EXERCISE: Return the records that follow unaltered. Omit every picture.

Dataset items
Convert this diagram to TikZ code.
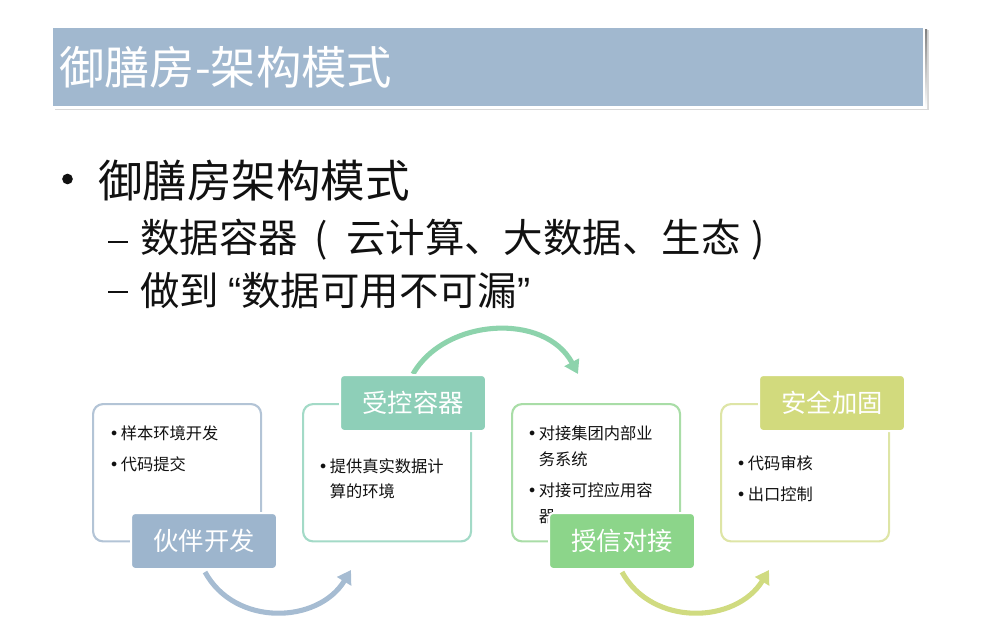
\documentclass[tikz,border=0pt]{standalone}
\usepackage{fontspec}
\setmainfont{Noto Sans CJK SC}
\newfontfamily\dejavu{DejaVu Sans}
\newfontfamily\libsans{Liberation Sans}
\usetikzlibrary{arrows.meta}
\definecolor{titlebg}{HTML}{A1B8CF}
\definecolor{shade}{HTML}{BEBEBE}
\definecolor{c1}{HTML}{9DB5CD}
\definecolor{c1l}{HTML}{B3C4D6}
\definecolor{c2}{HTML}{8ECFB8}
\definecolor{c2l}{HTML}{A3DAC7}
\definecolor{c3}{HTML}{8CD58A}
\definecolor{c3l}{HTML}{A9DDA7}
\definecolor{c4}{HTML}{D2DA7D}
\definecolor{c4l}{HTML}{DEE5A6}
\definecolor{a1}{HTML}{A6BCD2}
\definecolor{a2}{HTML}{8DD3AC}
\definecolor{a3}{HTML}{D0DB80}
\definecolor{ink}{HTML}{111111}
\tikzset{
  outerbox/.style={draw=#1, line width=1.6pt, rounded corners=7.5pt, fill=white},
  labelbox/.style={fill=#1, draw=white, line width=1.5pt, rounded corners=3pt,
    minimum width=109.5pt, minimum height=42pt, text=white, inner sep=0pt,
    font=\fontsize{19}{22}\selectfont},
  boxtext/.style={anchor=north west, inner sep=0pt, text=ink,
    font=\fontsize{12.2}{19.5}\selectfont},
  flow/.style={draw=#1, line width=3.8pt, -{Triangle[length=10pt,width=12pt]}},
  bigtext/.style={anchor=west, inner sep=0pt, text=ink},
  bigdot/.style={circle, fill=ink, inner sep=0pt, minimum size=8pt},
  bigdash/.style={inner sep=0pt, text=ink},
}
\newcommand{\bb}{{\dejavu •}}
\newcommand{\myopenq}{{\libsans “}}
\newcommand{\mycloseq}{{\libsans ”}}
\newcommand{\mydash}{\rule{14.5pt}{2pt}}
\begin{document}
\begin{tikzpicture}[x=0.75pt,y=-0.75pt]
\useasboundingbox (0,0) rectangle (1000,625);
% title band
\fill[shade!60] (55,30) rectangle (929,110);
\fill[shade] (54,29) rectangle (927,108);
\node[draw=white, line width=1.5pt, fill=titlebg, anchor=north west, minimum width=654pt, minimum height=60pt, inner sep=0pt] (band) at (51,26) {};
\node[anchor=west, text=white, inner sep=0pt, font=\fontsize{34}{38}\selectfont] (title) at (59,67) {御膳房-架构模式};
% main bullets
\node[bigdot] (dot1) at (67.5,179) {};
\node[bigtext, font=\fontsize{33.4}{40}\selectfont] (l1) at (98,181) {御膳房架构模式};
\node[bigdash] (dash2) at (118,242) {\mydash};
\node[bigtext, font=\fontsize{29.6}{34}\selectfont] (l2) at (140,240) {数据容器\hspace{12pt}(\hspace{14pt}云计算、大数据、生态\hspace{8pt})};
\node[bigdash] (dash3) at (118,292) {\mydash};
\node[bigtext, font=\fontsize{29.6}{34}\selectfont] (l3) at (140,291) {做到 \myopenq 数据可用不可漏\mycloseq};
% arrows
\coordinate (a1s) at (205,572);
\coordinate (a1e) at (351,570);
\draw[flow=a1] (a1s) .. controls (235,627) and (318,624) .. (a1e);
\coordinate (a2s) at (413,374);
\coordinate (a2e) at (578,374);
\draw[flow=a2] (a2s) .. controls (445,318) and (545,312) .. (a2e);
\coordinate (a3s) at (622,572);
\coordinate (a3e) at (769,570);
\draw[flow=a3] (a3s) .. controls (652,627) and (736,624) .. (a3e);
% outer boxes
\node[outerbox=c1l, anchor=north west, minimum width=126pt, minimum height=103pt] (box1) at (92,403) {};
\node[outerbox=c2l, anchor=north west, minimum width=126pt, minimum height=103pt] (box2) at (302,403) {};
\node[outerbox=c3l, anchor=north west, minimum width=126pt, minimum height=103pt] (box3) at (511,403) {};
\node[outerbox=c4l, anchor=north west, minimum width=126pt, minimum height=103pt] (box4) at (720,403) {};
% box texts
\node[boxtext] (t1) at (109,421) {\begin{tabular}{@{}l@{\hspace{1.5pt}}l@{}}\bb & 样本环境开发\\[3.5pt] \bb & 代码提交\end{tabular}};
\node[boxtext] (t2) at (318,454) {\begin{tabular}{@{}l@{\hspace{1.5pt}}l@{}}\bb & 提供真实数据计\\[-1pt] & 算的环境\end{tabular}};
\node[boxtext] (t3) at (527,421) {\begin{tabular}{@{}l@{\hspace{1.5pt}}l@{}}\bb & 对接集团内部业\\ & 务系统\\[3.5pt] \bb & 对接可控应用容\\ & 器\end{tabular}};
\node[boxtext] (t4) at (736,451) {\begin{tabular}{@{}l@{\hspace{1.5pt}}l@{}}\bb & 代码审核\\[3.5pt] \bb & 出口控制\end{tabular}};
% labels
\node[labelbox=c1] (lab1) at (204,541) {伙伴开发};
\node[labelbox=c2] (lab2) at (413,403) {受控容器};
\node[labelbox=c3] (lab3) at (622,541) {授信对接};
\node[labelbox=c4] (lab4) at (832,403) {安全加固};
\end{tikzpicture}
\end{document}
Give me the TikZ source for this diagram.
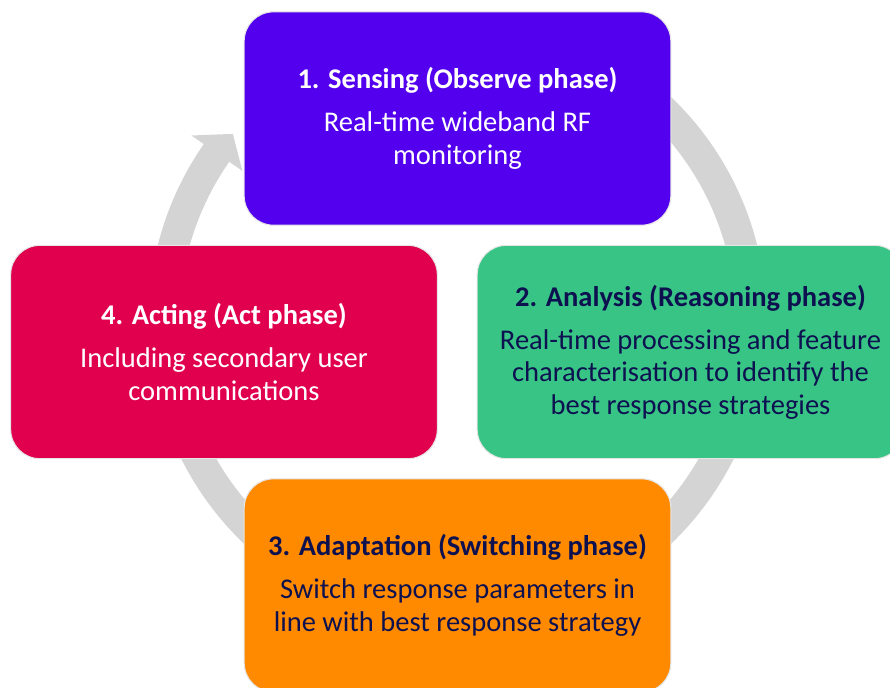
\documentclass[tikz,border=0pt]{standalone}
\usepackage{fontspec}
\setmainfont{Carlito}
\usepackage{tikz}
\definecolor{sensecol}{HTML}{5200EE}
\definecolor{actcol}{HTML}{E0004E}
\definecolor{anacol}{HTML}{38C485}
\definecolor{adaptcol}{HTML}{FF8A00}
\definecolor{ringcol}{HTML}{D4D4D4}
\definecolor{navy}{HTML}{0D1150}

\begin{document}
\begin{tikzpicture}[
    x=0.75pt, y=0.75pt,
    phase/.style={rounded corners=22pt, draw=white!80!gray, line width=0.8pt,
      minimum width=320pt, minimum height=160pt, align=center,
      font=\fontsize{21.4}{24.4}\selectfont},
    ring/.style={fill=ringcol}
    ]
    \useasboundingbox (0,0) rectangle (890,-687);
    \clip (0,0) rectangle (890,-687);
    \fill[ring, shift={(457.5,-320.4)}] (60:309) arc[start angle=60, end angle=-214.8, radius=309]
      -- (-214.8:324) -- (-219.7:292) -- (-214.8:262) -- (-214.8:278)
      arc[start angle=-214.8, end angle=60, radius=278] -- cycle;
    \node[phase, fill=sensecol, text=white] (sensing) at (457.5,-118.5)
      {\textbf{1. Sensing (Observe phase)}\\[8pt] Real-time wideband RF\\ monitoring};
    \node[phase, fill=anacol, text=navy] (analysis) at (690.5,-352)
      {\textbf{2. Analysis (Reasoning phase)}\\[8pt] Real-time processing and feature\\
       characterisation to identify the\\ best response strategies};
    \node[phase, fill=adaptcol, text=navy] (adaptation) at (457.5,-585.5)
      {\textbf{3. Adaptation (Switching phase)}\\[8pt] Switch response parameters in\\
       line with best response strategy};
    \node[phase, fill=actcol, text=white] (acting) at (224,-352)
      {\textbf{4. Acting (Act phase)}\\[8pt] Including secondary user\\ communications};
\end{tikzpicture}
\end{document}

REPLY TO THE EXERCISE:
Convert this diagram to TikZ code.
\documentclass[tikz,border=0pt]{standalone}
\usepackage{fontspec}
\setmainfont{Noto Sans CJK SC}
\newfontfamily\dejavu{DejaVu Sans}
\newfontfamily\libsans{Liberation Sans}
\usetikzlibrary{arrows.meta}
\definecolor{titlebg}{HTML}{A1B8CF}
\definecolor{shade}{HTML}{BEBEBE}
\definecolor{c1}{HTML}{9DB5CD}
\definecolor{c1l}{HTML}{B3C4D6}
\definecolor{c2}{HTML}{8ECFB8}
\definecolor{c2l}{HTML}{A3DAC7}
\definecolor{c3}{HTML}{8CD58A}
\definecolor{c3l}{HTML}{A9DDA7}
\definecolor{c4}{HTML}{D2DA7D}
\definecolor{c4l}{HTML}{DEE5A6}
\definecolor{a1}{HTML}{A6BCD2}
\definecolor{a2}{HTML}{8DD3AC}
\definecolor{a3}{HTML}{D0DB80}
\definecolor{ink}{HTML}{111111}
\tikzset{
  outerbox/.style={draw=#1, line width=1.6pt, rounded corners=7.5pt, fill=white},
  labelbox/.style={fill=#1, draw=white, line width=1.5pt, rounded corners=3pt,
    minimum width=109.5pt, minimum height=42pt, text=white, inner sep=0pt,
    font=\fontsize{19}{22}\selectfont},
  boxtext/.style={anchor=north west, inner sep=0pt, text=ink,
    font=\fontsize{12.2}{19.5}\selectfont},
  flow/.style={draw=#1, line width=3.8pt, -{Triangle[length=10pt,width=12pt]}},
  bigtext/.style={anchor=west, inner sep=0pt, text=ink},
  bigdot/.style={circle, fill=ink, inner sep=0pt, minimum size=8pt},
  bigdash/.style={inner sep=0pt, text=ink},
}
\newcommand{\bb}{{\dejavu •}}
\newcommand{\myopenq}{{\libsans “}}
\newcommand{\mycloseq}{{\libsans ”}}
\newcommand{\mydash}{\rule{14.5pt}{2pt}}
\begin{document}
\begin{tikzpicture}[x=0.75pt,y=-0.75pt]
\useasboundingbox (0,0) rectangle (1000,625);
% title band
\fill[shade!60] (55,30) rectangle (929,110);
\fill[shade] (54,29) rectangle (927,108);
\node[draw=white, line width=1.5pt, fill=titlebg, anchor=north west, minimum width=654pt, minimum height=60pt, inner sep=0pt] (band) at (51,26) {};
\node[anchor=west, text=white, inner sep=0pt, font=\fontsize{34}{38}\selectfont] (title) at (59,67) {御膳房-架构模式};
% main bullets
\node[bigdot] (dot1) at (67.5,179) {};
\node[bigtext, font=\fontsize{33.4}{40}\selectfont] (l1) at (98,181) {御膳房架构模式};
\node[bigdash] (dash2) at (118,242) {\mydash};
\node[bigtext, font=\fontsize{29.6}{34}\selectfont] (l2) at (140,240) {数据容器\hspace{12pt}(\hspace{14pt}云计算、大数据、生态\hspace{8pt})};
\node[bigdash] (dash3) at (118,292) {\mydash};
\node[bigtext, font=\fontsize{29.6}{34}\selectfont] (l3) at (140,291) {做到 \myopenq 数据可用不可漏\mycloseq};
% arrows
\coordinate (a1s) at (205,572);
\coordinate (a1e) at (351,570);
\draw[flow=a1] (a1s) .. controls (235,627) and (318,624) .. (a1e);
\coordinate (a2s) at (413,374);
\coordinate (a2e) at (578,374);
\draw[flow=a2] (a2s) .. controls (445,318) and (545,312) .. (a2e);
\coordinate (a3s) at (622,572);
\coordinate (a3e) at (769,570);
\draw[flow=a3] (a3s) .. controls (652,627) and (736,624) .. (a3e);
% outer boxes
\node[outerbox=c1l, anchor=north west, minimum width=126pt, minimum height=103pt] (box1) at (92,403) {};
\node[outerbox=c2l, anchor=north west, minimum width=126pt, minimum height=103pt] (box2) at (302,403) {};
\node[outerbox=c3l, anchor=north west, minimum width=126pt, minimum height=103pt] (box3) at (511,403) {};
\node[outerbox=c4l, anchor=north west, minimum width=126pt, minimum height=103pt] (box4) at (720,403) {};
% box texts
\node[boxtext] (t1) at (109,421) {\begin{tabular}{@{}l@{\hspace{1.5pt}}l@{}}\bb & 样本环境开发\\[3.5pt] \bb & 代码提交\end{tabular}};
\node[boxtext] (t2) at (318,454) {\begin{tabular}{@{}l@{\hspace{1.5pt}}l@{}}\bb & 提供真实数据计\\[-1pt] & 算的环境\end{tabular}};
\node[boxtext] (t3) at (527,421) {\begin{tabular}{@{}l@{\hspace{1.5pt}}l@{}}\bb & 对接集团内部业\\ & 务系统\\[3.5pt] \bb & 对接可控应用容\\ & 器\end{tabular}};
\node[boxtext] (t4) at (736,451) {\begin{tabular}{@{}l@{\hspace{1.5pt}}l@{}}\bb & 代码审核\\[3.5pt] \bb & 出口控制\end{tabular}};
% labels
\node[labelbox=c1] (lab1) at (204,541) {伙伴开发};
\node[labelbox=c2] (lab2) at (413,403) {受控容器};
\node[labelbox=c3] (lab3) at (622,541) {授信对接};
\node[labelbox=c4] (lab4) at (832,403) {安全加固};
\end{tikzpicture}
\end{document}
Give me the TikZ source for this diagram.
\documentclass[tikz,border=0pt]{standalone}
\usepackage{fontspec}
\setmainfont{Carlito}
\usepackage{tikz}
\definecolor{sensecol}{HTML}{5200EE}
\definecolor{actcol}{HTML}{E0004E}
\definecolor{anacol}{HTML}{38C485}
\definecolor{adaptcol}{HTML}{FF8A00}
\definecolor{ringcol}{HTML}{D4D4D4}
\definecolor{navy}{HTML}{0D1150}

\begin{document}
\begin{tikzpicture}[
    x=0.75pt, y=0.75pt,
    phase/.style={rounded corners=22pt, draw=white!80!gray, line width=0.8pt,
      minimum width=320pt, minimum height=160pt, align=center,
      font=\fontsize{21.4}{24.4}\selectfont},
    ring/.style={fill=ringcol}
    ]
    \useasboundingbox (0,0) rectangle (890,-687);
    \clip (0,0) rectangle (890,-687);
    \fill[ring, shift={(457.5,-320.4)}] (60:309) arc[start angle=60, end angle=-214.8, radius=309]
      -- (-214.8:324) -- (-219.7:292) -- (-214.8:262) -- (-214.8:278)
      arc[start angle=-214.8, end angle=60, radius=278] -- cycle;
    \node[phase, fill=sensecol, text=white] (sensing) at (457.5,-118.5)
      {\textbf{1. Sensing (Observe phase)}\\[8pt] Real-time wideband RF\\ monitoring};
    \node[phase, fill=anacol, text=navy] (analysis) at (690.5,-352)
      {\textbf{2. Analysis (Reasoning phase)}\\[8pt] Real-time processing and feature\\
       characterisation to identify the\\ best response strategies};
    \node[phase, fill=adaptcol, text=navy] (adaptation) at (457.5,-585.5)
      {\textbf{3. Adaptation (Switching phase)}\\[8pt] Switch response parameters in\\
       line with best response strategy};
    \node[phase, fill=actcol, text=white] (acting) at (224,-352)
      {\textbf{4. Acting (Act phase)}\\[8pt] Including secondary user\\ communications};
\end{tikzpicture}
\end{document}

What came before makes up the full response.